My 4.5 month old DD likes to play tug o war with my 25' check cord. Gets tangled. Also plays keep a way and shakes, throws and chews dummies instead of brings them back. Any advice? Thanks.


----------



## Sprig Kennels (Jan 13, 2009)

obedience training should take care of that. teaching a dog obedience is more than just sit and stay, it is teaching the dog to listen and to learn how to deal with pressure and reprimand for bad behavior. Start working the dog on a formal obedience program, which includes dealing with bad behavior with the word "NO" which is also a command. once the dog learns this you can start to work on the problems you have mentioned.


----------



## Mr Muleskinner (Feb 14, 2012)

I am no pro but I have always had good luck with starting retrieves in a narrow area that they can't by such as a hallway. It is a dog's natural instinct to run away with food or anything else that it wants to keep. Never let him win that battle. The hallway works because it can't escape and you put him on a small check cord. Negative feedback on tug of war has worked and I am pretty firm with it. I am going through the same age as you with a DD. I have noticed that they required a firmer tone than other dogs I have worked with for sure.

Just my two cents.


----------



## TEX-O-BOB (Sep 12, 2007)

Any time he takes that lead into his mouth yank it out HARD! Soon he will abandon this behavior.

As far as the retrieving part just use a check cord and if he starts the monkey business reel him in and get control over the situation fast. Allowing him to fiddle-faddle around will only make for some really bad habits down the road. If he makes one or two good retrieves, put the bumper up for the day and end on a good note. Keep him in check and dont allow any monkey business when training and he'll soon start to see things your way.


----------



## jeff788 (Aug 7, 2009)

I second what TEX says. I have a 9 month old DD and initially had similar issues. The tugging on the check cord or lead went away real quick with a few brisk tugs and verbal reprimands. As for retrieving, my pup never ran away with the dummy but liked to do a "victory lap" around me with her prize. Working in narrow corridors and rewarding good behavior solved the problem for me. 

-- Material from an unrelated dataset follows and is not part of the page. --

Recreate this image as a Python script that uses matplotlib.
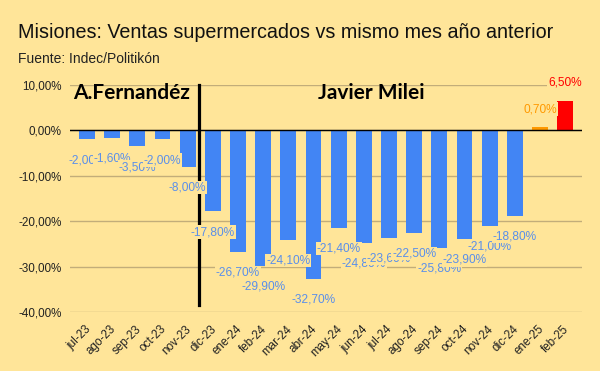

One thing that I have found exceptionally helpful with my young pup was "clicker" training (google or check out youtube you'll come up with lots of good information). It is a nice zero pressure method to teach young pups what you want them to do, and it is fun for you and the pup. It has really helped me to fine tune her retrieving to the point that she enthusiastically returns to me, sits and delivers to hand 90% of the time even though she has not yet be force-fetched.


----------